I read about half of it. I'm not into True Crime stories at all, and I was honestly hoping for more on the White City and less on the Devil.


brenda m - Dec 13, 2006 2:54:40 am PST #1657 of 28160
If you're going through hell/keep on going/don't slow down/keep your fear from showing/you might be gone/'fore the devil even knows you're there

That was more or less my issue. The serial killer bit - eh, whatever. Kind of remarkable that that particular case didn't seem to make it into the public consciousness like his contemporaries Jack the Ripper and Lizzie Borden, even in Chicago, but other than that? Boring.

The architecture and the city planning and the politics were unexpectedly fascinating. I wanted more as well, plus I read it over Thanksgiving, and I was really frustrated not having wikipedia at the ready. And as Chicago history goes in particular, it's amazing. Most of the reviews I've seen seemed to be coming from the opposite perspective though, which was puzzling.

I didn't feel that he really tied the two elements together in any but the most superficial ways. Disappointing.

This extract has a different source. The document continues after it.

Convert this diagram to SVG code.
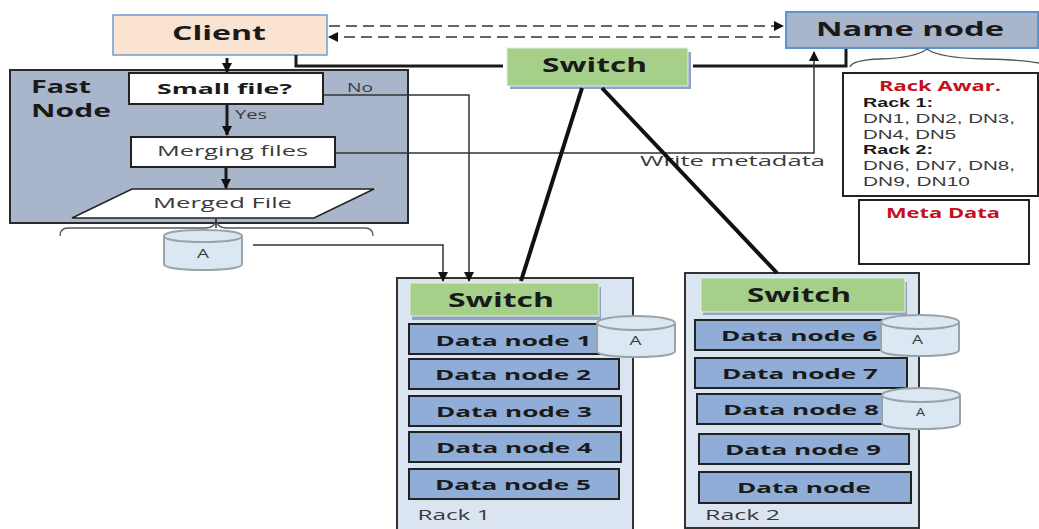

Ginger - Dec 13, 2006 3:25:11 am PST #1658 of 28160
"It didn't taste good. It tasted soooo horrible. It tasted like....a vodka martini." - Matilda

I didn't feel that he really tied the two elements together in any but the most superficial ways.

That was my problem. There was the Columbian Exposition. There was a serial killer. They happened at the same time! I do read true crime, in limited doses, and the true crime story was badly told. You know there's something amiss when the choice of an architectural design is much more compelling than a murderer.


sumi - Dec 13, 2006 4:08:42 am PST #1659 of 28160
Art Crawl!!!

It was a long slow slog but I read it. I gather that the Columbian Exposition and events leading up to it provided him with more victims.


brenda m - Dec 13, 2006 4:44:06 am PST #1660 of 28160
If you're going through hell/keep on going/don't slow down/keep your fear from showing/you might be gone/'fore the devil even knows you're there

Yeah, there was that. And he touched on social changes going on that meant there were a lot of young women flocking to the city in a way that hadn't been typical before...touched repeatedly on it, but without ever really going any further than that. (And in fact, he kind of contradicts his own point on that, because it was by and large the families of these young women who drove the investigation.)

So...eh. It's frustrating because I felt like he was almost on to something, but not quite there.

OTOH, a book about architects and Chicago history on its own wouldn't have gotten nearly the play sans serial killer, so I guess that's a plus in its own way.